--- Task to carry out ---
Copy the data precisely, character for character, and leave out every picture.
------ Collected data ------
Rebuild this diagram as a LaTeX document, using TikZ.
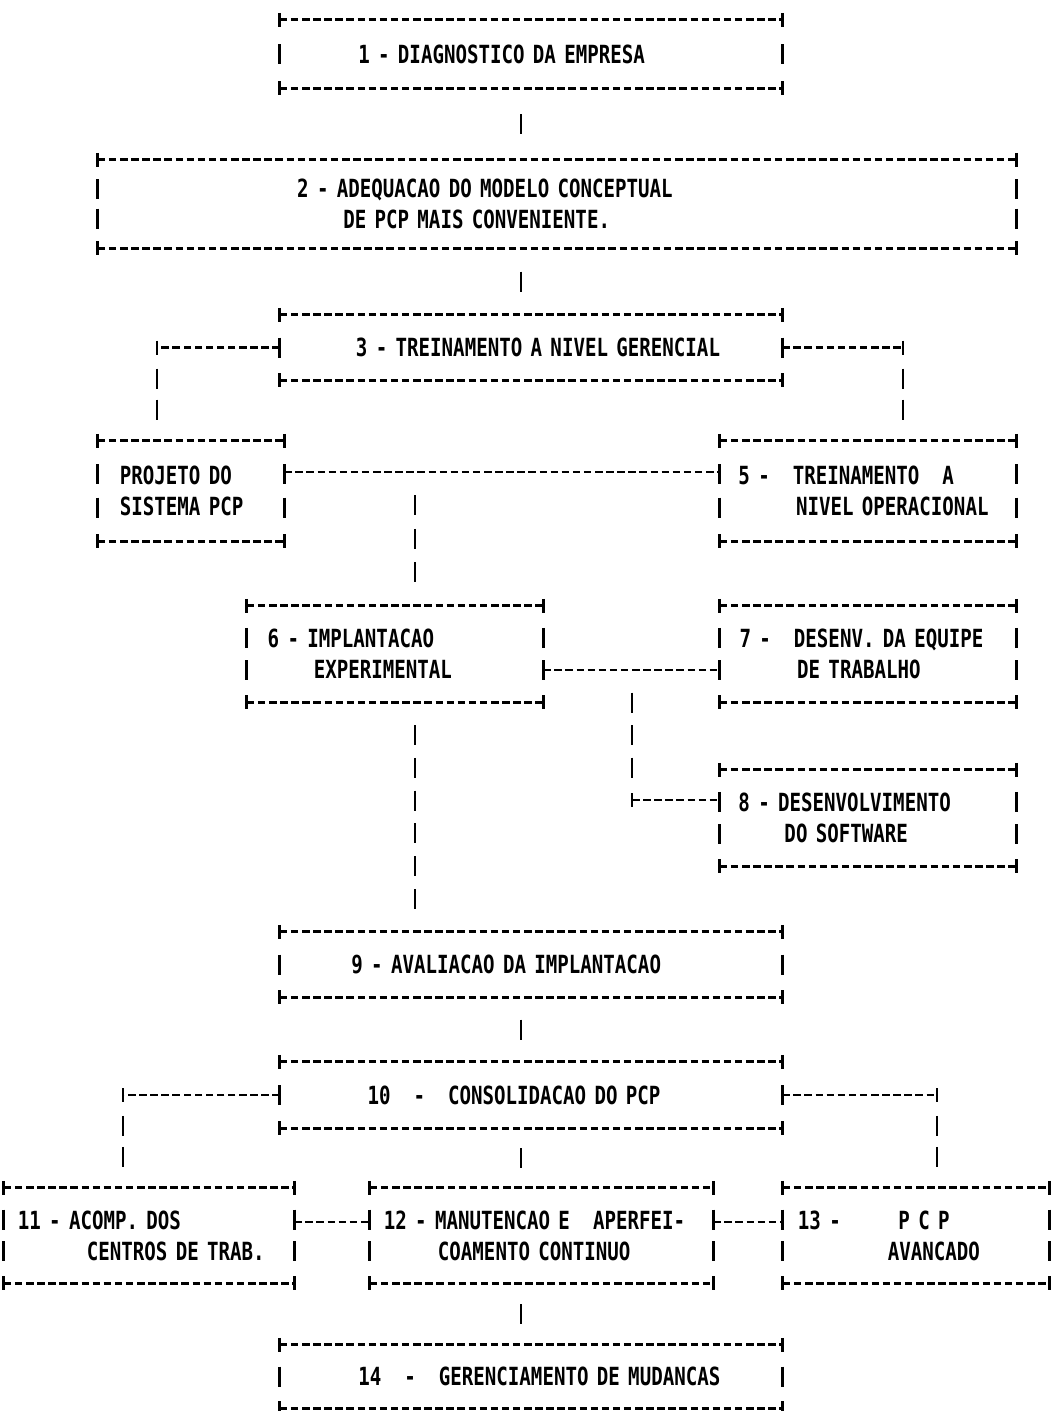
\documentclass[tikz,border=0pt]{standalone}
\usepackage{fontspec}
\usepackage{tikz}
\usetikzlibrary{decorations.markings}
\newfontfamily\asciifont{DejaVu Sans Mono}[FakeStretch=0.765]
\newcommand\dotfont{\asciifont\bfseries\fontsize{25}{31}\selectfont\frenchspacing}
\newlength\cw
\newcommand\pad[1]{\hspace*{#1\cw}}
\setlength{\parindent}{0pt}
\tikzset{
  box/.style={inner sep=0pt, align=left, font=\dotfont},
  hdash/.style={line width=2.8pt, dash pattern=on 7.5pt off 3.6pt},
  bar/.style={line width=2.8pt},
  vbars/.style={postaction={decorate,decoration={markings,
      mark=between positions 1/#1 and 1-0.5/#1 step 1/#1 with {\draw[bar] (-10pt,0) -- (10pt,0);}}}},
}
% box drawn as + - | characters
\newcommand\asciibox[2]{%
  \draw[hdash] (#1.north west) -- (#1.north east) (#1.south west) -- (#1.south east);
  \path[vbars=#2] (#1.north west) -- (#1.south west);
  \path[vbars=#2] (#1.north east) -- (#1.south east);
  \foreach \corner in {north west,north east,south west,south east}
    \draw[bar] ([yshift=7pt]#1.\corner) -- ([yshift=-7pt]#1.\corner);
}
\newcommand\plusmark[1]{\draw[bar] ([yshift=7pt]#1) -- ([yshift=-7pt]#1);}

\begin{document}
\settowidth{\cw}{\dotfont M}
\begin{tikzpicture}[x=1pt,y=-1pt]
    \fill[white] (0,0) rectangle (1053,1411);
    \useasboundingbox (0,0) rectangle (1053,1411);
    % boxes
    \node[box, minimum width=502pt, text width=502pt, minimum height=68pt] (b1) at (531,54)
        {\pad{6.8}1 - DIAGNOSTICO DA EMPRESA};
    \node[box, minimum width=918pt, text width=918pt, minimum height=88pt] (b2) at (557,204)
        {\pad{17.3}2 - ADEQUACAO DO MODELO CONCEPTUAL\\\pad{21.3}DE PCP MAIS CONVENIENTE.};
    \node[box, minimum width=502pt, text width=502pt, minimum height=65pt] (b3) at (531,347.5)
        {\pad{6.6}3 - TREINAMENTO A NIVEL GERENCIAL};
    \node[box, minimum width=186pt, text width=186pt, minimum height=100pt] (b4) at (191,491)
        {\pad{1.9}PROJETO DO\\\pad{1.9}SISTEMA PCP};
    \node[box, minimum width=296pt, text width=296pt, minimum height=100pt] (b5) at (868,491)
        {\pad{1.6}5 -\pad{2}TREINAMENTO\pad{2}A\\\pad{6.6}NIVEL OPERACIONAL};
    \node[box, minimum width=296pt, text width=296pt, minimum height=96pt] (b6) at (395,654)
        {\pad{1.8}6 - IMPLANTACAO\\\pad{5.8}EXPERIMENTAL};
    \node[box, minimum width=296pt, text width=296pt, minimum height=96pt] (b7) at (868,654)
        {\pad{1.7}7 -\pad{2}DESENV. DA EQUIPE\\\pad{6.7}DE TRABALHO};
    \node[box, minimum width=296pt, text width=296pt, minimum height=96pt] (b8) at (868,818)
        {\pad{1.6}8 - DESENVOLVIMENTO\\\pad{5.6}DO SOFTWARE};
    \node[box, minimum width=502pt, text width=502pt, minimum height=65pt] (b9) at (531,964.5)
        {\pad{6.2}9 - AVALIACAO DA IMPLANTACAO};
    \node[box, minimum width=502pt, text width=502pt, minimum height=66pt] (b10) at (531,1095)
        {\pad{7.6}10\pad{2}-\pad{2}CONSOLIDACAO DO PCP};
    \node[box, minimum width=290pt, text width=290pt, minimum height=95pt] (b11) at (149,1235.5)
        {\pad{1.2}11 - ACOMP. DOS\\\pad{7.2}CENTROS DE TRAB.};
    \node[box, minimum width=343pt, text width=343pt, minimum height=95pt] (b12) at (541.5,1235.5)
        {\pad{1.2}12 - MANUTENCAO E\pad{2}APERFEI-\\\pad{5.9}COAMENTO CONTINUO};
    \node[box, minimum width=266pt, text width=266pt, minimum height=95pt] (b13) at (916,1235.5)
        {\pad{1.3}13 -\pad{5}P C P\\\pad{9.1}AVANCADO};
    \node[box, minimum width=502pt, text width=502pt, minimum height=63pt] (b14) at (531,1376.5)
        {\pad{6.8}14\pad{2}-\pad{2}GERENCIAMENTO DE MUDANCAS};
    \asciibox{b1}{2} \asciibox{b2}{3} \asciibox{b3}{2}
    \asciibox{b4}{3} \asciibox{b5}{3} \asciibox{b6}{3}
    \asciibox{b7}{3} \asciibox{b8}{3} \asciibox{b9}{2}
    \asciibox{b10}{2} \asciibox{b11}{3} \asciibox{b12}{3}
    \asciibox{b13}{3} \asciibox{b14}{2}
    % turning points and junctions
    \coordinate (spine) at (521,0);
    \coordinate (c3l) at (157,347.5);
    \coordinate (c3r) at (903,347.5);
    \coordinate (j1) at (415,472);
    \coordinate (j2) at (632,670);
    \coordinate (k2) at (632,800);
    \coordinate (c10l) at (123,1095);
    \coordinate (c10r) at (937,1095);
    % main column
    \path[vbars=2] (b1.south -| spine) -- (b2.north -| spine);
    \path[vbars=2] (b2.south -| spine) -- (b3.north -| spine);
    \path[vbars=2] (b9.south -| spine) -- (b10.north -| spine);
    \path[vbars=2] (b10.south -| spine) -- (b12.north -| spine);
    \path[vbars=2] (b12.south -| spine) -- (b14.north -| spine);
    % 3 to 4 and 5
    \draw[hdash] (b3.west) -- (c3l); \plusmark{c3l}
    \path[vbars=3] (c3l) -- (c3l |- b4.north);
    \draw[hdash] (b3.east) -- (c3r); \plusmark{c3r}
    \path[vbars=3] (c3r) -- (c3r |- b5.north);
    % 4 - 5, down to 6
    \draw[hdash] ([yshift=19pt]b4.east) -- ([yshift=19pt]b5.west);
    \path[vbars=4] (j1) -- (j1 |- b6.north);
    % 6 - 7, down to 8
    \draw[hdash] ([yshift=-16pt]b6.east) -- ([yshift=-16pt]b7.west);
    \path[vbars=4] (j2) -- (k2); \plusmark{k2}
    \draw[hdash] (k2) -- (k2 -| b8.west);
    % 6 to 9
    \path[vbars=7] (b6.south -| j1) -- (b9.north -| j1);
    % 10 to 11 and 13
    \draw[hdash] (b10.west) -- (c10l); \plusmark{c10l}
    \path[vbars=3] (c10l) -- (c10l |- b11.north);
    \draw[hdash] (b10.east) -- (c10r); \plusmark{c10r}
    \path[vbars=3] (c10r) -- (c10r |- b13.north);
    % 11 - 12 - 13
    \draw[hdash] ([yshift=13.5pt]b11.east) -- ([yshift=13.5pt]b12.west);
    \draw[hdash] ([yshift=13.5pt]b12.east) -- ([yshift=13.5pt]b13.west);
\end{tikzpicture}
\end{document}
------
--- Final answer ---
Rebuild this diagram as a LaTeX document, using TikZ.
\documentclass[tikz,border=0pt]{standalone}
\usepackage{fontspec}
\usepackage{tikz}
\usetikzlibrary{decorations.markings}
\newfontfamily\asciifont{DejaVu Sans Mono}[FakeStretch=0.765]
\newcommand\dotfont{\asciifont\bfseries\fontsize{25}{31}\selectfont\frenchspacing}
\newlength\cw
\newcommand\pad[1]{\hspace*{#1\cw}}
\setlength{\parindent}{0pt}
\tikzset{
  box/.style={inner sep=0pt, align=left, font=\dotfont},
  hdash/.style={line width=2.8pt, dash pattern=on 7.5pt off 3.6pt},
  bar/.style={line width=2.8pt},
  vbars/.style={postaction={decorate,decoration={markings,
      mark=between positions 1/#1 and 1-0.5/#1 step 1/#1 with {\draw[bar] (-10pt,0) -- (10pt,0);}}}},
}
% box drawn as + - | characters
\newcommand\asciibox[2]{%
  \draw[hdash] (#1.north west) -- (#1.north east) (#1.south west) -- (#1.south east);
  \path[vbars=#2] (#1.north west) -- (#1.south west);
  \path[vbars=#2] (#1.north east) -- (#1.south east);
  \foreach \corner in {north west,north east,south west,south east}
    \draw[bar] ([yshift=7pt]#1.\corner) -- ([yshift=-7pt]#1.\corner);
}
\newcommand\plusmark[1]{\draw[bar] ([yshift=7pt]#1) -- ([yshift=-7pt]#1);}

\begin{document}
\settowidth{\cw}{\dotfont M}
\begin{tikzpicture}[x=1pt,y=-1pt]
    \fill[white] (0,0) rectangle (1053,1411);
    \useasboundingbox (0,0) rectangle (1053,1411);
    % boxes
    \node[box, minimum width=502pt, text width=502pt, minimum height=68pt] (b1) at (531,54)
        {\pad{6.8}1 - DIAGNOSTICO DA EMPRESA};
    \node[box, minimum width=918pt, text width=918pt, minimum height=88pt] (b2) at (557,204)
        {\pad{17.3}2 - ADEQUACAO DO MODELO CONCEPTUAL\\\pad{21.3}DE PCP MAIS CONVENIENTE.};
    \node[box, minimum width=502pt, text width=502pt, minimum height=65pt] (b3) at (531,347.5)
        {\pad{6.6}3 - TREINAMENTO A NIVEL GERENCIAL};
    \node[box, minimum width=186pt, text width=186pt, minimum height=100pt] (b4) at (191,491)
        {\pad{1.9}PROJETO DO\\\pad{1.9}SISTEMA PCP};
    \node[box, minimum width=296pt, text width=296pt, minimum height=100pt] (b5) at (868,491)
        {\pad{1.6}5 -\pad{2}TREINAMENTO\pad{2}A\\\pad{6.6}NIVEL OPERACIONAL};
    \node[box, minimum width=296pt, text width=296pt, minimum height=96pt] (b6) at (395,654)
        {\pad{1.8}6 - IMPLANTACAO\\\pad{5.8}EXPERIMENTAL};
    \node[box, minimum width=296pt, text width=296pt, minimum height=96pt] (b7) at (868,654)
        {\pad{1.7}7 -\pad{2}DESENV. DA EQUIPE\\\pad{6.7}DE TRABALHO};
    \node[box, minimum width=296pt, text width=296pt, minimum height=96pt] (b8) at (868,818)
        {\pad{1.6}8 - DESENVOLVIMENTO\\\pad{5.6}DO SOFTWARE};
    \node[box, minimum width=502pt, text width=502pt, minimum height=65pt] (b9) at (531,964.5)
        {\pad{6.2}9 - AVALIACAO DA IMPLANTACAO};
    \node[box, minimum width=502pt, text width=502pt, minimum height=66pt] (b10) at (531,1095)
        {\pad{7.6}10\pad{2}-\pad{2}CONSOLIDACAO DO PCP};
    \node[box, minimum width=290pt, text width=290pt, minimum height=95pt] (b11) at (149,1235.5)
        {\pad{1.2}11 - ACOMP. DOS\\\pad{7.2}CENTROS DE TRAB.};
    \node[box, minimum width=343pt, text width=343pt, minimum height=95pt] (b12) at (541.5,1235.5)
        {\pad{1.2}12 - MANUTENCAO E\pad{2}APERFEI-\\\pad{5.9}COAMENTO CONTINUO};
    \node[box, minimum width=266pt, text width=266pt, minimum height=95pt] (b13) at (916,1235.5)
        {\pad{1.3}13 -\pad{5}P C P\\\pad{9.1}AVANCADO};
    \node[box, minimum width=502pt, text width=502pt, minimum height=63pt] (b14) at (531,1376.5)
        {\pad{6.8}14\pad{2}-\pad{2}GERENCIAMENTO DE MUDANCAS};
    \asciibox{b1}{2} \asciibox{b2}{3} \asciibox{b3}{2}
    \asciibox{b4}{3} \asciibox{b5}{3} \asciibox{b6}{3}
    \asciibox{b7}{3} \asciibox{b8}{3} \asciibox{b9}{2}
    \asciibox{b10}{2} \asciibox{b11}{3} \asciibox{b12}{3}
    \asciibox{b13}{3} \asciibox{b14}{2}
    % turning points and junctions
    \coordinate (spine) at (521,0);
    \coordinate (c3l) at (157,347.5);
    \coordinate (c3r) at (903,347.5);
    \coordinate (j1) at (415,472);
    \coordinate (j2) at (632,670);
    \coordinate (k2) at (632,800);
    \coordinate (c10l) at (123,1095);
    \coordinate (c10r) at (937,1095);
    % main column
    \path[vbars=2] (b1.south -| spine) -- (b2.north -| spine);
    \path[vbars=2] (b2.south -| spine) -- (b3.north -| spine);
    \path[vbars=2] (b9.south -| spine) -- (b10.north -| spine);
    \path[vbars=2] (b10.south -| spine) -- (b12.north -| spine);
    \path[vbars=2] (b12.south -| spine) -- (b14.north -| spine);
    % 3 to 4 and 5
    \draw[hdash] (b3.west) -- (c3l); \plusmark{c3l}
    \path[vbars=3] (c3l) -- (c3l |- b4.north);
    \draw[hdash] (b3.east) -- (c3r); \plusmark{c3r}
    \path[vbars=3] (c3r) -- (c3r |- b5.north);
    % 4 - 5, down to 6
    \draw[hdash] ([yshift=19pt]b4.east) -- ([yshift=19pt]b5.west);
    \path[vbars=4] (j1) -- (j1 |- b6.north);
    % 6 - 7, down to 8
    \draw[hdash] ([yshift=-16pt]b6.east) -- ([yshift=-16pt]b7.west);
    \path[vbars=4] (j2) -- (k2); \plusmark{k2}
    \draw[hdash] (k2) -- (k2 -| b8.west);
    % 6 to 9
    \path[vbars=7] (b6.south -| j1) -- (b9.north -| j1);
    % 10 to 11 and 13
    \draw[hdash] (b10.west) -- (c10l); \plusmark{c10l}
    \path[vbars=3] (c10l) -- (c10l |- b11.north);
    \draw[hdash] (b10.east) -- (c10r); \plusmark{c10r}
    \path[vbars=3] (c10r) -- (c10r |- b13.north);
    % 11 - 12 - 13
    \draw[hdash] ([yshift=13.5pt]b11.east) -- ([yshift=13.5pt]b12.west);
    \draw[hdash] ([yshift=13.5pt]b12.east) -- ([yshift=13.5pt]b13.west);
\end{tikzpicture}
\end{document}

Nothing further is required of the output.